::: DATASET CONTENT

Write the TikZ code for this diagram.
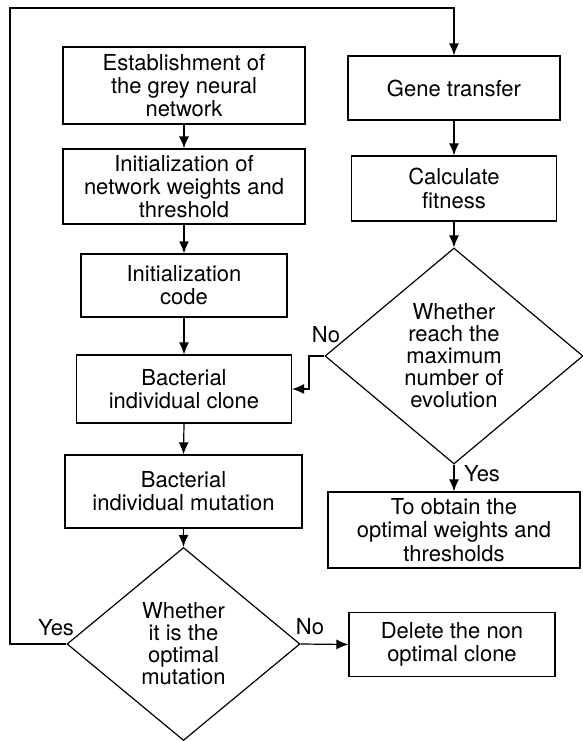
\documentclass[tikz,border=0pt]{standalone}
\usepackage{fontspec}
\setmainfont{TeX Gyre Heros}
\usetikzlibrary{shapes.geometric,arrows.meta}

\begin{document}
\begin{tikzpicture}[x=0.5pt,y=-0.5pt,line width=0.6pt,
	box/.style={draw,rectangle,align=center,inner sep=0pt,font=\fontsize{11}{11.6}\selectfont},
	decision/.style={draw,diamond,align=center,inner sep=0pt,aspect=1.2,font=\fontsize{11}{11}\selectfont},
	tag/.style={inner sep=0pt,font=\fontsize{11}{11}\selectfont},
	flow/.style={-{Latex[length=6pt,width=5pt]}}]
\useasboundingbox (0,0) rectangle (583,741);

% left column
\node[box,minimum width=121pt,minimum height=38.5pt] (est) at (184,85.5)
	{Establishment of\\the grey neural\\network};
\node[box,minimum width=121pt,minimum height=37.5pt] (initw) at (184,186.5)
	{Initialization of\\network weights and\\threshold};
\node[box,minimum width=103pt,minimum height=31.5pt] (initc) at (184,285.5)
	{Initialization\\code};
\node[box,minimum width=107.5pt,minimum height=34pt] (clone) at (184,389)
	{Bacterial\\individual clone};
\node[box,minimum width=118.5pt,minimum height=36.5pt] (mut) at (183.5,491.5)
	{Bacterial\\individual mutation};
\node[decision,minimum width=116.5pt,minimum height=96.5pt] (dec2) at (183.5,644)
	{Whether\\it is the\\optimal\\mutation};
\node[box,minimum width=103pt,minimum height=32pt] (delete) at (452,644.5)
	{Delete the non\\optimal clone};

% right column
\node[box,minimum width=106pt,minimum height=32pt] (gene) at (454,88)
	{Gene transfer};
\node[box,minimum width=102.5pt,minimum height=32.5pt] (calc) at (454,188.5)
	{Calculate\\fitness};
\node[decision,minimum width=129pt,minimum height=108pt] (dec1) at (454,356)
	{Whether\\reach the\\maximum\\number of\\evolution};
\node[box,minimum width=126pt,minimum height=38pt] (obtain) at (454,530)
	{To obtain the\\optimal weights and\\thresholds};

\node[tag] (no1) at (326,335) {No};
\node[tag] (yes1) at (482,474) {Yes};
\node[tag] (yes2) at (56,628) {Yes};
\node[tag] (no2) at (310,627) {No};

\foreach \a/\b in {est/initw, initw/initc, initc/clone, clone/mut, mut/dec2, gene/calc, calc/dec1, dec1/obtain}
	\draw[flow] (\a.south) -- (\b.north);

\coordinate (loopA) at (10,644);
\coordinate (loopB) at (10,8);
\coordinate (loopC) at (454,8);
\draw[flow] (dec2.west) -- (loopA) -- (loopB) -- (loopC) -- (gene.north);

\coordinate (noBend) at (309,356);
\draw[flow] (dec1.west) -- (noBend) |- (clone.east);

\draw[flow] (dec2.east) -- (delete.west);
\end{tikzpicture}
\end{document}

::::::

**WRITTEN TASK**.
Where a line of the material above holds the string "code", copy that line.

**SOLUTION TO THIS PROBLEM**.
Write the TikZ code for this diagram.
	{Initialization\\code};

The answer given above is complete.